### What to do
Quote the whole listing exactly. Leave the pictures out of your copy.

### Supplied material
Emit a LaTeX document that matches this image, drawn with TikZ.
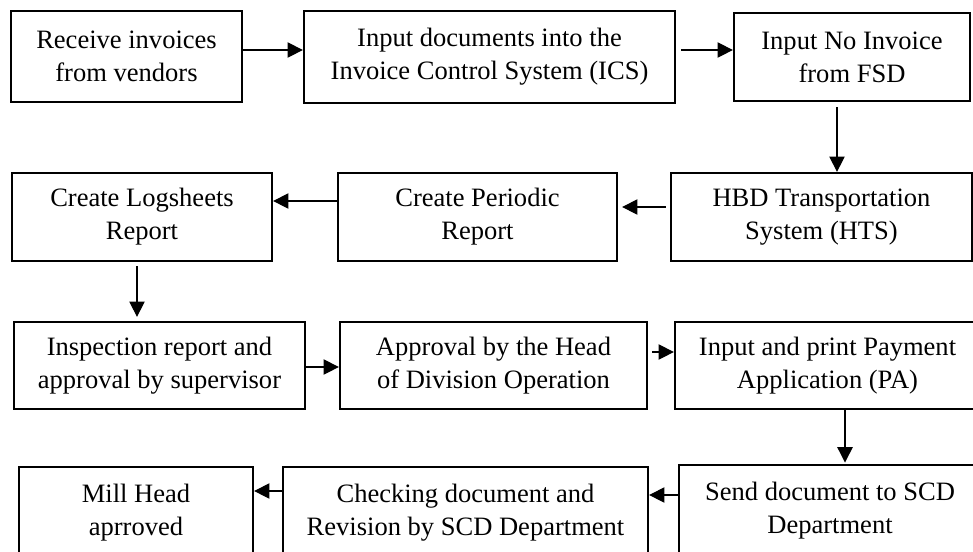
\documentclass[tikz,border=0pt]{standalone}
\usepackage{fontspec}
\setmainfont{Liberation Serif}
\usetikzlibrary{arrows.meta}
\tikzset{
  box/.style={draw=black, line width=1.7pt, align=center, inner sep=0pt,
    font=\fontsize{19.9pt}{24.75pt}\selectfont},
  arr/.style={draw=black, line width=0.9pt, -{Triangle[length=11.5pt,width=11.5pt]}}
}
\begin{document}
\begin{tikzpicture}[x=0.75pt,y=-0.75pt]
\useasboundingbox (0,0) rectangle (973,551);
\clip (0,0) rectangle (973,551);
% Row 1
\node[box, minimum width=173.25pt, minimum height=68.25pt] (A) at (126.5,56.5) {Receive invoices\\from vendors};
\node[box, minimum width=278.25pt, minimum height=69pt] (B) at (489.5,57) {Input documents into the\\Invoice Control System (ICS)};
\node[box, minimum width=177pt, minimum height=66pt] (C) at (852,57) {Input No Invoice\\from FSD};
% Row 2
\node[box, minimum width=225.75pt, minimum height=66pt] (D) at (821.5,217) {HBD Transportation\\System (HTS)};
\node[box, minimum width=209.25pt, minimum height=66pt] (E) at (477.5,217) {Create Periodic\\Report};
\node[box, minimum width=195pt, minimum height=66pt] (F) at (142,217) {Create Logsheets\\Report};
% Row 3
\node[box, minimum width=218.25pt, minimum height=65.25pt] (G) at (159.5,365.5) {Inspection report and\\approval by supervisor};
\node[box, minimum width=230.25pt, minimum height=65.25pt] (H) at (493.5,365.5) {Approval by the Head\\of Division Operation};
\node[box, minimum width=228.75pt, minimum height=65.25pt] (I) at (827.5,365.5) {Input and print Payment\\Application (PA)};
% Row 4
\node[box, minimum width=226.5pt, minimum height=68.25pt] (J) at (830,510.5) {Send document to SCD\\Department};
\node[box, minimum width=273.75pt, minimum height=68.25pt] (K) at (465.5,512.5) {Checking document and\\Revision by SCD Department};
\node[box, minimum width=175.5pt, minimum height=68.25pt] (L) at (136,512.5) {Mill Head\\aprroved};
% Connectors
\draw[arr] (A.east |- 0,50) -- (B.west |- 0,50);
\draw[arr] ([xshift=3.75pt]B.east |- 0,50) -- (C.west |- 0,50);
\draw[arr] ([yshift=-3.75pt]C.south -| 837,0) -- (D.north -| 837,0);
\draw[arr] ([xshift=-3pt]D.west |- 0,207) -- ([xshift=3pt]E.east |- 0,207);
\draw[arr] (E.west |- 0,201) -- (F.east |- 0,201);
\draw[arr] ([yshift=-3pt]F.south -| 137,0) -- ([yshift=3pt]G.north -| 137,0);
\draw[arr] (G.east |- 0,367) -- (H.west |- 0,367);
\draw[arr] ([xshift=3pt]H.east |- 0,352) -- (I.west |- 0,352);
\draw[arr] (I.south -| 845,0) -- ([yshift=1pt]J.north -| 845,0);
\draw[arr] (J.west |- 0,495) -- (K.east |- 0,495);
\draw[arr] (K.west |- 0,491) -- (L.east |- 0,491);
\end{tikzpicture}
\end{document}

### Response
Emit a LaTeX document that matches this image, drawn with TikZ.
\documentclass[tikz,border=0pt]{standalone}
\usepackage{fontspec}
\setmainfont{Liberation Serif}
\usetikzlibrary{arrows.meta}
\tikzset{
  box/.style={draw=black, line width=1.7pt, align=center, inner sep=0pt,
    font=\fontsize{19.9pt}{24.75pt}\selectfont},
  arr/.style={draw=black, line width=0.9pt, -{Triangle[length=11.5pt,width=11.5pt]}}
}
\begin{document}
\begin{tikzpicture}[x=0.75pt,y=-0.75pt]
\useasboundingbox (0,0) rectangle (973,551);
\clip (0,0) rectangle (973,551);
% Row 1
\node[box, minimum width=173.25pt, minimum height=68.25pt] (A) at (126.5,56.5) {Receive invoices\\from vendors};
\node[box, minimum width=278.25pt, minimum height=69pt] (B) at (489.5,57) {Input documents into the\\Invoice Control System (ICS)};
\node[box, minimum width=177pt, minimum height=66pt] (C) at (852,57) {Input No Invoice\\from FSD};
% Row 2
\node[box, minimum width=225.75pt, minimum height=66pt] (D) at (821.5,217) {HBD Transportation\\System (HTS)};
\node[box, minimum width=209.25pt, minimum height=66pt] (E) at (477.5,217) {Create Periodic\\Report};
\node[box, minimum width=195pt, minimum height=66pt] (F) at (142,217) {Create Logsheets\\Report};
% Row 3
\node[box, minimum width=218.25pt, minimum height=65.25pt] (G) at (159.5,365.5) {Inspection report and\\approval by supervisor};
\node[box, minimum width=230.25pt, minimum height=65.25pt] (H) at (493.5,365.5) {Approval by the Head\\of Division Operation};
\node[box, minimum width=228.75pt, minimum height=65.25pt] (I) at (827.5,365.5) {Input and print Payment\\Application (PA)};
% Row 4
\node[box, minimum width=226.5pt, minimum height=68.25pt] (J) at (830,510.5) {Send document to SCD\\Department};
\node[box, minimum width=273.75pt, minimum height=68.25pt] (K) at (465.5,512.5) {Checking document and\\Revision by SCD Department};
\node[box, minimum width=175.5pt, minimum height=68.25pt] (L) at (136,512.5) {Mill Head\\aprroved};
% Connectors
\draw[arr] (A.east |- 0,50) -- (B.west |- 0,50);
\draw[arr] ([xshift=3.75pt]B.east |- 0,50) -- (C.west |- 0,50);
\draw[arr] ([yshift=-3.75pt]C.south -| 837,0) -- (D.north -| 837,0);
\draw[arr] ([xshift=-3pt]D.west |- 0,207) -- ([xshift=3pt]E.east |- 0,207);
\draw[arr] (E.west |- 0,201) -- (F.east |- 0,201);
\draw[arr] ([yshift=-3pt]F.south -| 137,0) -- ([yshift=3pt]G.north -| 137,0);
\draw[arr] (G.east |- 0,367) -- (H.west |- 0,367);
\draw[arr] ([xshift=3pt]H.east |- 0,352) -- (I.west |- 0,352);
\draw[arr] (I.south -| 845,0) -- ([yshift=1pt]J.north -| 845,0);
\draw[arr] (J.west |- 0,495) -- (K.east |- 0,495);
\draw[arr] (K.west |- 0,491) -- (L.east |- 0,491);
\end{tikzpicture}
\end{document}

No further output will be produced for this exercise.